Optar por la no maternidad es una decisión compleja que no se da de un día para otro, que se construye a partir de lo que se piensa, se siente y de cómo se percibe y se quiere interactuar con el mundo. No significa ser mejor o peor persona, como tampoco garantiza la plenitud. Pero cuando la decisión de no ser madre se enuncia abiertamente (consciente o inconscientemente) convierte a éstas en mujeres disidentes de una identidad femenina, poniendo en entredicho un orden simbólico con efectos políticos.
Con simbólicas quiero decir que, las mujeres que no habitan una identidad de maternazgo, no comparten los rituales que marcan los hitos de la mayoría de las mexicanas: el baby shower, el primer parto, la fiesta de presentación, los festivales del día de la madre, etcétera. Rituales que tienen el poder de conferir sentido social a la vida de muchas mujeres. Esto desde luego no significa que las no madres no construyan sus propios rituales, ni que el sentido social quede anulado, y mucho menos que deban ser sujetas de lástima.
Por otra parte, nombrar la decisión o ponerlo en la mesa para generar diálogos o incluso polémica se vuelve un tema político que favorece la tolerancia y el respeto hacia la diversidad de las mujeres, y se vindica al mismo tiempo el derecho a decidir sobre la consciencia, el cuerpo, los tiempos y los espacios de libertad.
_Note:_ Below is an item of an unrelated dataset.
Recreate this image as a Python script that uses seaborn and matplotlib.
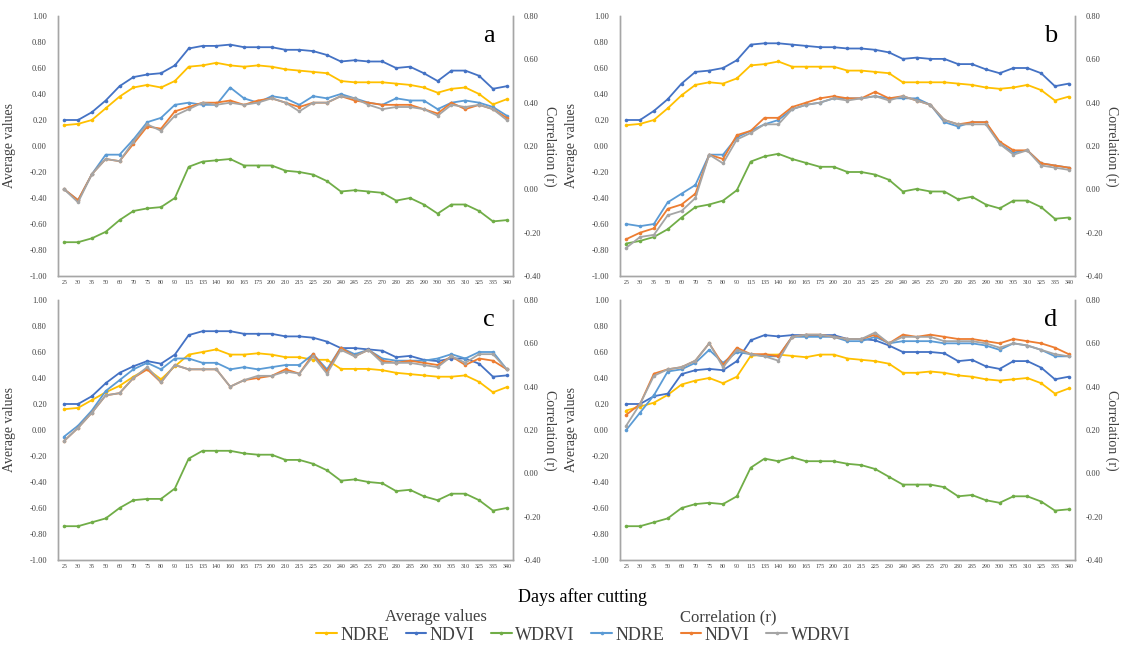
import matplotlib
matplotlib.use("Agg")
import matplotlib.pyplot as plt
import seaborn as sns
import pandas as pd
from matplotlib.lines import Line2D

# ---------------- data ----------------
days = [25, 30, 35, 50, 60, 70, 75, 80, 90, 115, 135, 140, 160, 165, 175, 200, 210,
        215, 225, 230, 240, 245, 255, 270, 280, 285, 290, 300, 305, 310, 325, 335, 340]

# Panel a  (average values: left axis; correlation r: right axis)
a_ndre_avg = [0.16, 0.17, 0.20, 0.29, 0.38, 0.45, 0.47, 0.45, 0.50, 0.61, 0.62, 0.64, 0.62, 0.61, 0.62, 0.61, 0.59,
              0.58, 0.57, 0.56, 0.50, 0.49, 0.49, 0.49, 0.48, 0.47, 0.45, 0.41, 0.44, 0.45, 0.40, 0.32, 0.36]
a_ndvi_avg = [0.20, 0.20, 0.26, 0.35, 0.46, 0.53, 0.55, 0.56, 0.62, 0.75, 0.77, 0.77, 0.78, 0.76, 0.76, 0.76, 0.74,
              0.74, 0.73, 0.70, 0.65, 0.66, 0.65, 0.65, 0.60, 0.61, 0.56, 0.50, 0.58, 0.58, 0.54, 0.44, 0.46]
a_wdrvi_avg = [-0.74, -0.74, -0.71, -0.66, -0.57, -0.50, -0.48, -0.47, -0.40, -0.16, -0.12, -0.11, -0.10, -0.15, -0.15, -0.15, -0.19,
               -0.20, -0.22, -0.27, -0.35, -0.34, -0.35, -0.36, -0.42, -0.40, -0.45, -0.52, -0.45, -0.45, -0.50, -0.58, -0.57]
a_ndre_r = [0.00, -0.05, 0.07, 0.16, 0.16, 0.23, 0.31, 0.33, 0.39, 0.40, 0.39, 0.39, 0.47, 0.42, 0.40, 0.43, 0.42,
            0.39, 0.43, 0.42, 0.44, 0.42, 0.40, 0.39, 0.42, 0.41, 0.41, 0.37, 0.40, 0.41, 0.40, 0.38, 0.34]
a_ndvi_r = [0.00, -0.05, 0.07, 0.14, 0.13, 0.21, 0.29, 0.28, 0.36, 0.38, 0.40, 0.40, 0.41, 0.39, 0.41, 0.42, 0.40,
            0.38, 0.40, 0.40, 0.43, 0.41, 0.40, 0.39, 0.39, 0.39, 0.37, 0.35, 0.40, 0.37, 0.39, 0.37, 0.33]
a_wdrvi_r = [0.00, -0.06, 0.07, 0.14, 0.13, 0.22, 0.30, 0.27, 0.34, 0.37, 0.40, 0.39, 0.40, 0.39, 0.40, 0.42, 0.40,
             0.36, 0.40, 0.40, 0.43, 0.42, 0.39, 0.37, 0.38, 0.38, 0.37, 0.34, 0.39, 0.38, 0.39, 0.37, 0.32]

# Panel b
b_ndre_avg = [0.16, 0.17, 0.20, 0.29, 0.39, 0.47, 0.49, 0.48, 0.52, 0.62, 0.63, 0.65, 0.61, 0.61, 0.61, 0.61, 0.58,
              0.58, 0.57, 0.56, 0.49, 0.49, 0.49, 0.49, 0.48, 0.47, 0.45, 0.44, 0.45, 0.47, 0.43, 0.35, 0.38]
b_ndvi_avg = [0.20, 0.20, 0.27, 0.36, 0.48, 0.57, 0.58, 0.60, 0.66, 0.78, 0.79, 0.79, 0.78, 0.77, 0.76, 0.76, 0.75,
              0.75, 0.74, 0.72, 0.67, 0.68, 0.67, 0.67, 0.63, 0.63, 0.59, 0.56, 0.60, 0.60, 0.56, 0.46, 0.48]
b_wdrvi_avg = [-0.75, -0.73, -0.70, -0.64, -0.55, -0.47, -0.45, -0.42, -0.34, -0.12, -0.08, -0.06, -0.10, -0.13, -0.16, -0.16, -0.20,
               -0.20, -0.22, -0.26, -0.35, -0.33, -0.35, -0.35, -0.41, -0.39, -0.45, -0.48, -0.42, -0.42, -0.47, -0.56, -0.55]
b_ndre_r = [-0.16, -0.17, -0.16, -0.06, -0.02, 0.02, 0.16, 0.16, 0.24, 0.27, 0.30, 0.32, 0.37, 0.39, 0.40, 0.42, 0.42,
            0.42, 0.43, 0.42, 0.42, 0.42, 0.39, 0.31, 0.29, 0.31, 0.31, 0.21, 0.17, 0.18, 0.12, 0.11, 0.10]
b_ndvi_r = [-0.23, -0.20, -0.18, -0.09, -0.07, -0.02, 0.16, 0.14, 0.25, 0.27, 0.33, 0.33, 0.38, 0.40, 0.42, 0.43, 0.42,
            0.42, 0.45, 0.42, 0.43, 0.41, 0.39, 0.32, 0.30, 0.31, 0.31, 0.22, 0.18, 0.18, 0.12, 0.11, 0.10]
b_wdrvi_r = [-0.27, -0.22, -0.21, -0.12, -0.10, -0.04, 0.16, 0.12, 0.23, 0.26, 0.30, 0.30, 0.37, 0.39, 0.40, 0.42, 0.41,
             0.42, 0.43, 0.41, 0.43, 0.41, 0.39, 0.32, 0.30, 0.30, 0.30, 0.21, 0.16, 0.18, 0.11, 0.10, 0.09]

# Panel c
c_ndre_avg = [0.16, 0.17, 0.23, 0.29, 0.34, 0.41, 0.47, 0.39, 0.49, 0.58, 0.60, 0.62, 0.58, 0.58, 0.59, 0.58, 0.56,
              0.56, 0.54, 0.54, 0.47, 0.47, 0.47, 0.46, 0.44, 0.43, 0.42, 0.41, 0.41, 0.42, 0.37, 0.29, 0.33]
c_ndvi_avg = [0.20, 0.20, 0.26, 0.36, 0.44, 0.49, 0.53, 0.51, 0.58, 0.73, 0.76, 0.76, 0.76, 0.74, 0.74, 0.74, 0.72,
              0.72, 0.71, 0.68, 0.63, 0.63, 0.62, 0.61, 0.56, 0.57, 0.54, 0.53, 0.55, 0.55, 0.51, 0.41, 0.42]
c_wdrvi_avg = [-0.74, -0.74, -0.71, -0.68, -0.60, -0.54, -0.53, -0.53, -0.45, -0.22, -0.16, -0.16, -0.16, -0.18, -0.19, -0.19, -0.23,
               -0.23, -0.26, -0.31, -0.39, -0.38, -0.40, -0.41, -0.47, -0.46, -0.51, -0.54, -0.49, -0.49, -0.54, -0.62, -0.60]
c_ndre_r = [0.17, 0.22, 0.29, 0.38, 0.43, 0.48, 0.51, 0.48, 0.53, 0.53, 0.51, 0.51, 0.48, 0.49, 0.48, 0.49, 0.50,
            0.50, 0.55, 0.48, 0.58, 0.55, 0.57, 0.53, 0.52, 0.52, 0.52, 0.53, 0.55, 0.53, 0.56, 0.56, 0.48]
c_ndvi_r = [0.15, 0.21, 0.28, 0.36, 0.37, 0.44, 0.48, 0.42, 0.50, 0.48, 0.48, 0.48, 0.40, 0.43, 0.44, 0.45, 0.48,
            0.46, 0.55, 0.47, 0.58, 0.54, 0.57, 0.52, 0.51, 0.52, 0.51, 0.50, 0.54, 0.50, 0.53, 0.52, 0.48]
c_wdrvi_r = [0.15, 0.21, 0.28, 0.36, 0.37, 0.44, 0.49, 0.42, 0.50, 0.48, 0.48, 0.48, 0.40, 0.43, 0.45, 0.45, 0.47,
             0.46, 0.54, 0.46, 0.57, 0.54, 0.57, 0.51, 0.51, 0.51, 0.50, 0.49, 0.54, 0.51, 0.55, 0.55, 0.48]

# Panel d
d_ndre_avg = [0.15, 0.18, 0.21, 0.27, 0.35, 0.38, 0.40, 0.36, 0.41, 0.57, 0.58, 0.58, 0.57, 0.56, 0.58, 0.58, 0.55,
              0.54, 0.53, 0.51, 0.44, 0.44, 0.45, 0.44, 0.42, 0.41, 0.39, 0.38, 0.39, 0.40, 0.36, 0.28, 0.32]
d_ndvi_avg = [0.20, 0.20, 0.26, 0.28, 0.43, 0.46, 0.47, 0.46, 0.53, 0.69, 0.73, 0.72, 0.73, 0.73, 0.73, 0.73, 0.70,
              0.70, 0.69, 0.65, 0.60, 0.60, 0.60, 0.59, 0.53, 0.54, 0.49, 0.47, 0.53, 0.53, 0.48, 0.39, 0.41]
d_wdrvi_avg = [-0.74, -0.74, -0.71, -0.68, -0.60, -0.57, -0.56, -0.57, -0.51, -0.29, -0.22, -0.24, -0.21, -0.24, -0.24, -0.24, -0.26,
               -0.27, -0.30, -0.36, -0.42, -0.42, -0.42, -0.44, -0.51, -0.50, -0.54, -0.56, -0.51, -0.51, -0.55, -0.62, -0.61]
d_ndre_r = [0.20, 0.28, 0.36, 0.47, 0.48, 0.51, 0.57, 0.51, 0.56, 0.55, 0.54, 0.54, 0.63, 0.63, 0.63, 0.63, 0.61,
            0.61, 0.63, 0.60, 0.61, 0.61, 0.61, 0.60, 0.60, 0.60, 0.59, 0.57, 0.60, 0.59, 0.57, 0.54, 0.54]
d_ndvi_r = [0.27, 0.32, 0.46, 0.48, 0.49, 0.52, 0.60, 0.50, 0.58, 0.55, 0.55, 0.54, 0.63, 0.64, 0.64, 0.63, 0.62,
            0.62, 0.64, 0.60, 0.64, 0.63, 0.64, 0.63, 0.62, 0.62, 0.61, 0.60, 0.62, 0.61, 0.60, 0.58, 0.55]
d_wdrvi_r = [0.22, 0.32, 0.45, 0.48, 0.49, 0.52, 0.60, 0.49, 0.57, 0.55, 0.54, 0.52, 0.63, 0.64, 0.64, 0.63, 0.62,
             0.62, 0.65, 0.60, 0.63, 0.63, 0.63, 0.61, 0.61, 0.61, 0.60, 0.58, 0.60, 0.59, 0.57, 0.55, 0.54]

panel_letters = ["a", "b", "c", "d"]
avg_ticks = [-1.0, -0.8, -0.6, -0.4, -0.2, 0.0, 0.2, 0.4, 0.6, 0.8, 1.0]
r_ticks = [-0.4, -0.2, 0.0, 0.2, 0.4, 0.6, 0.8]
series_names = ["NDRE", "NDVI", "WDRVI"]

# ---------------- style ----------------
sns.set_style("white")
plt.rcParams["font.family"] = ["Liberation Serif", "DejaVu Serif"]
plt.rcParams["axes.unicode_minus"] = False

avg_colors = ["#FFC000", "#4472C4", "#70AD47"]
r_colors = ["#5B9BD5", "#ED7D31", "#A5A5A5"]
spine_col = "#A6A6A6"
text_col = "#404040"

fig = plt.figure(figsize=(11.26, 6.46), dpi=100)
W, H = 1126.0, 646.0
boxes = [(58, 16, 513, 276), (620, 16, 1075, 276), (58, 300, 513, 560), (620, 300, 1075, 560)]

panels = [
    (a_ndre_avg, a_ndvi_avg, a_wdrvi_avg, a_ndre_r, a_ndvi_r, a_wdrvi_r),
    (b_ndre_avg, b_ndvi_avg, b_wdrvi_avg, b_ndre_r, b_ndvi_r, b_wdrvi_r),
    (c_ndre_avg, c_ndvi_avg, c_wdrvi_avg, c_ndre_r, c_ndvi_r, c_wdrvi_r),
    (d_ndre_avg, d_ndvi_avg, d_wdrvi_avg, d_ndre_r, d_ndvi_r, d_wdrvi_r),
]

pos = list(range(len(days)))
for (x0, y0, x1, y1), letter, data in zip(boxes, panel_letters, panels):
    ax = fig.add_axes([x0 / W, 1 - y1 / H, (x1 - x0) / W, (y1 - y0) / H])
    ax2 = ax.twinx()
    for vals, col in zip(data[:3], avg_colors):
        df = pd.DataFrame({"pos": pos, "v": vals})
        sns.lineplot(data=df, x="pos", y="v", ax=ax, color=col, linewidth=1.3,
                     marker="o", markersize=2.6, markeredgewidth=0)
    for vals, col in zip(data[3:], r_colors):
        df = pd.DataFrame({"pos": pos, "v": vals})
        sns.lineplot(data=df, x="pos", y="v", ax=ax2, color=col, linewidth=1.3,
                     marker="o", markersize=2.6, markeredgewidth=0)
    ax.set_xlim(-0.45, len(days) - 1 + 0.45)
    ax.set_ylim(-1.0, 1.0)
    ax2.set_ylim(-0.4, 0.8)
    ax.set_yticks(avg_ticks)
    ax.set_yticklabels([f"{t:.2f}" for t in avg_ticks])
    ax2.set_yticks(r_ticks)
    ax2.set_yticklabels([f"{t:.2f}" for t in r_ticks])
    ax.set_xticks(pos)
    ax.set_xticklabels([str(d) for d in days])
    ax.tick_params(axis="x", length=0, labelsize=4.3, pad=3, colors=text_col)
    ax.tick_params(axis="y", length=0, labelsize=6, pad=8, colors=text_col)
    ax2.tick_params(axis="y", length=0, labelsize=6, pad=8, colors=text_col)
    ax.set_xlabel("")
    ax.set_ylabel("Average values", fontsize=10, color=text_col)
    ax2.set_ylabel("Correlation (r)", fontsize=10, color=text_col, rotation=270)
    ax.yaxis.set_label_coords(-0.092, 0.5)
    ax2.yaxis.set_label_coords(1.095, 0.5)
    for a_ in (ax, ax2):
        a_.grid(False)
        a_.spines["top"].set_visible(False)
        for s in ("left", "right", "bottom"):
            a_.spines[s].set_color(spine_col)
            a_.spines[s].set_linewidth(1.0)
    ax.text(0.947, 0.925, letter, transform=ax.transAxes, fontsize=19,
            ha="center", va="center", color="black")

fig.text(583 / W, 1 - 597 / H, "Days after cutting", ha="center", va="center",
         fontsize=13, color="black")
fig.text(436 / W, 1 - 617 / H, "Average values", ha="center", va="center",
         fontsize=12, color=text_col)
fig.text(728 / W, 1 - 617 / H, "Correlation (r)", ha="center", va="center",
         fontsize=12, color=text_col)

handles = [Line2D([], [], color=c, linewidth=1.5, marker="o", markersize=2.6, markeredgewidth=0)
           for c in avg_colors + r_colors]
labels = series_names + series_names
fig.legend(handles, labels, loc="center", bbox_to_anchor=(583 / W, 1 - 635 / H), ncol=6,
           frameon=False, fontsize=13, handlelength=1.15, handletextpad=0.2,
           columnspacing=0.9, labelcolor=text_col)

fig.savefig("out.png", dpi=100)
El día en que la sociedad acepte que la maternidad puede decidirse, las mujeres viviremos mejor, con menos miedo, con menos culpa y con mayor autoestima.
La no maternidad es una tendencia -no una moda como dicen algunas revistas- porque siempre ha existido. Tampoco es producto del individualismo neoliberal, como dicen los más patriarcales. Es, por una parte, el efecto de una sociedad machista y desigual que no brinda a las mujeres opciones para vivir una maternidad digna y plena; y por otra, el resultado de reconocerse como persona libre que puede decidir el rumbo que quiere dar a su vida. Al final cada mujer tendría que decidir el cauce que quiere dar a su existencia.